Le règne de Côme II, comme celui de son père, fut donc une époque de bonheur et de tranquillité pour le peuple, quoiqu'il fût facile de voir que le nouvel arbre des Médicis avait cédé la plus riche partie de sa sève pour produire Côme Ier, et allait toujours en s'affaiblissant. Tout fut, pendant l'espace de huit ans que Côme II demeura sur le trône, une pâle copie de ce que pendant vingt et un ans avait été le règne de son père. Il travailla à Livourne comme son père y avait travaillé ; il encouragea les sciences et les arts comme son père les avait encouragés ; il continua d'assainir les Maremmes comme son père les avait assainies ; il envoya à Henri IV et à Philippe III les statues que ces deux souverains avaient commandées à Jean de Bologne. Il envoya enfin au roi de Perse Constantin dei Servi, qui était à la fois peintre, ingénieur et architecte. Au reste, comme son père Ferdinand et comme son grand-père Côme Ier, Côme II fit tout ce qu'il put pour soutenir l'art : dessinant lui-même d'une manière distinguée, il affectionnait surtout chez les autres l'art dont il s'était occupé ; ce qui ne le rendait injuste cependant ni pour la sculpture, ni pour l'architecture, qu'il honorait, au contraire, d'une façon toute visible, puisque chaque fois qu'il passait devant la loge d'Orcagna, ou devant le Centaure et l'Hercule de Jean de Bologne (groupe qui était à cette époque placé sur le coin des Carnesecchi), il faisait aller sa voiture au pas pour les mieux voir, disant qu'il ne pouvait pas rassasier ses yeux de ces deux chefs-d'œuvre. Aussi Pierre Tacca, élève de Jean de Bologne (qui avait fini les statues d'Henri IV et de Philippe III, que son maître n'avait pas eu le temps d'achever), était-il en grand honneur à sa cour, ainsi que l'architecte Jules Parigi : mais cependant, comme nous l'avons dit, sa plus grande sympathie était pour les peintres ; et il faisait sa société la plus intime et la plus habituelle de Cigoli, de Dominique Passignani, de Christophe Allori et de Mathieu Rosselli, dont les meilleurs tableaux furent placés par lui dans la galerie des Offices. Il encouragea fort aussi Jacques Callot, à qui il fit faire une partie de ses gravures ; Gaspar Mola, qui excellait à frapper les monnaies, et Jacques Antelli, célèbre pour ses merveilleuses incrustations en pierres dures.
La devise de Côme II était une couronne de laurier avec cette exergue : NON JUVAT EX FACILI.
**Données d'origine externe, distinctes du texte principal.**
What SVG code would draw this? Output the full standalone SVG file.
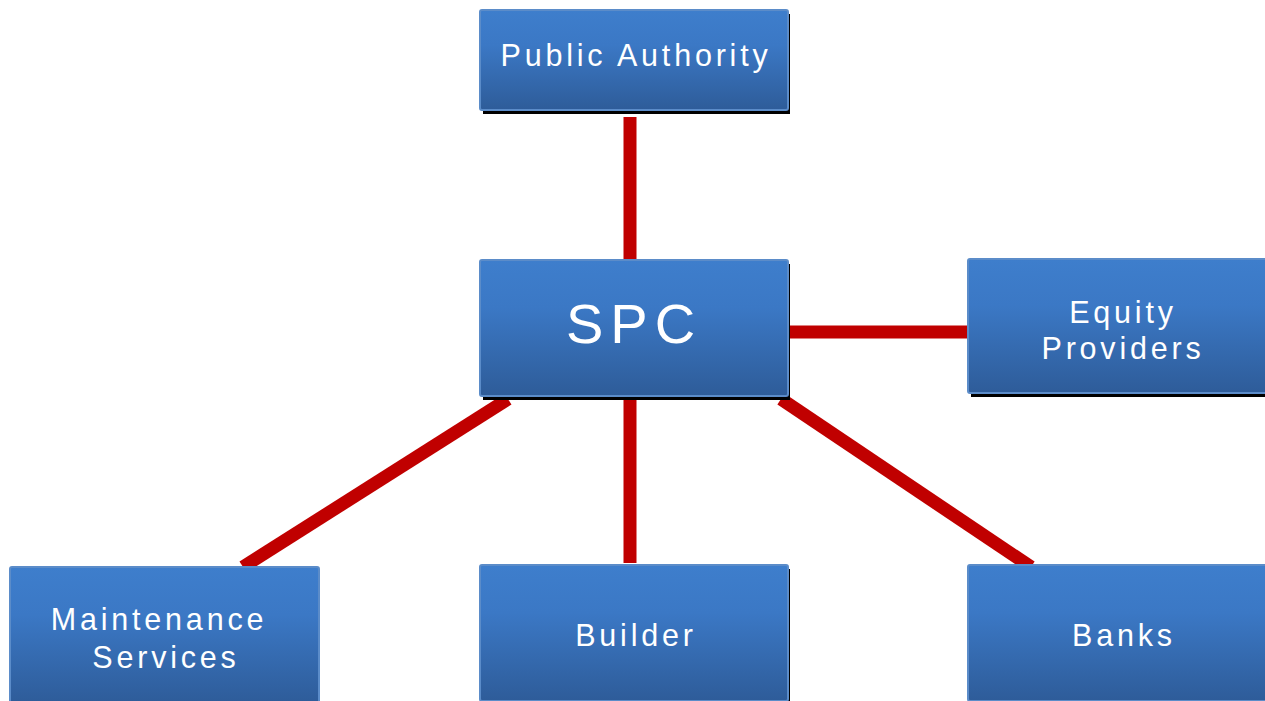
<svg xmlns="http://www.w3.org/2000/svg" width="1265" height="701" viewBox="0 0 1265 701">
<defs>
<linearGradient id="g" x1="0" y1="0" x2="0" y2="1">
<stop offset="0" stop-color="#3e7ecc"/>
<stop offset="0.35" stop-color="#3b78c5"/>
<stop offset="1" stop-color="#2e5c99"/>
</linearGradient>
<style>
.sh{fill:#000}
.bx{fill:url(#g);stroke:#5b8cc9;stroke-width:2}
.t{font-family:"Liberation Sans",Arial,sans-serif;fill:#fff;font-size:30.5px;letter-spacing:3.8px;text-anchor:middle}
.big{font-size:56px;letter-spacing:7px}
.c{stroke:#c00000;stroke-width:13;fill:none}
</style>
</defs>
<rect width="1265" height="701" fill="#fff"/>
<g id="connectors">
<line class="c" x1="630" y1="117" x2="630" y2="262"/>
<line class="c" x1="788" y1="332" x2="969" y2="332"/>
<line class="c" x1="630" y1="398" x2="630" y2="563"/>
<line class="c" x1="508" y1="399" x2="243" y2="567"/>
<line class="c" x1="781" y1="399" x2="1031" y2="567"/>
</g>
<g id="public-authority">
<rect class="sh" x="483" y="14" width="307" height="100"/>
<rect class="bx" x="480" y="10" width="308" height="100" rx="2"/>
<text class="t" x="636" y="66">Public Authority</text>
</g>
<g id="spc">
<rect class="sh" x="483" y="264" width="307" height="136"/>
<rect class="bx" x="480" y="260" width="308" height="136" rx="2"/>
<text class="t big" x="634" y="343">SPC</text>
</g>
<g id="equity-providers">
<rect class="sh" x="971" y="262" width="307" height="135"/>
<rect class="bx" x="968" y="259" width="308" height="134" rx="2"/>
<text class="t" x="1123" y="323">Equity</text>
<text class="t" x="1123" y="359">Providers</text>
</g>
<g id="maintenance-services">
<rect class="sh" x="13" y="571" width="307" height="136"/>
<rect class="bx" x="10" y="567" width="309" height="136" rx="2"/>
<text class="t" x="159" y="630">Maintenance</text>
<text class="t" x="166" y="668">Services</text>
</g>
<g id="builder">
<rect class="sh" x="483" y="569" width="307" height="136"/>
<rect class="bx" x="480" y="565" width="308" height="136" rx="2"/>
<text class="t" x="636" y="646">Builder</text>
</g>
<g id="banks">
<rect class="sh" x="971" y="569" width="307" height="136"/>
<rect class="bx" x="968" y="565" width="308" height="136" rx="2"/>
<text class="t" x="1124" y="646">Banks</text>
</g>
</svg>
Et cependant, malgré les encouragements qu'il donna aux arts et aux sciences, comme on le voit, tout ce qui fut fait sous son règne, en peinture et en sculpture, fut fait par des peintres et des statuaires de second ordre ; et en science, la seule découverte un peu importante qui signala son époque, fut la découverte par Galilée des satellites de Jupiter, auxquels ce grand homme, en reconnaissance de son rappel en Toscane, donna le nom d'étoiles des Médicis : c'est que la terre qui avait produit tant de grands hommes de toutes sortes commençait à s'épuiser ! Quoique souffrant déjà de la maladie dont il mourut, le grand-duc Côme II n'en voulut pas moins poser la première pierre de l'aile qu'il faisait ajouter au palais Pitti. On apporta cette pierre dans sa chambre, elle y fut bénite en sa présence ; puis le malade, avec une truelle d'argent, la couvrit de chaux, et elle fut déposée au plus profond des fondations creusées, avec une cassette contenant des médailles et des pièces d'or et d'argent frappées à l'effigie du mourant, et trois inscriptions latines, les deux premières composées par André Salvadori, et la troisième par Pierre Vittori, le jeune. A peine le mur qui les recouvrait était-il sorti de terre, que Côme II mourut, à l'âge de trente-deux ans, plus généralement et plus profondément regretté peut-être qu'aucun prince ne l'a jamais été.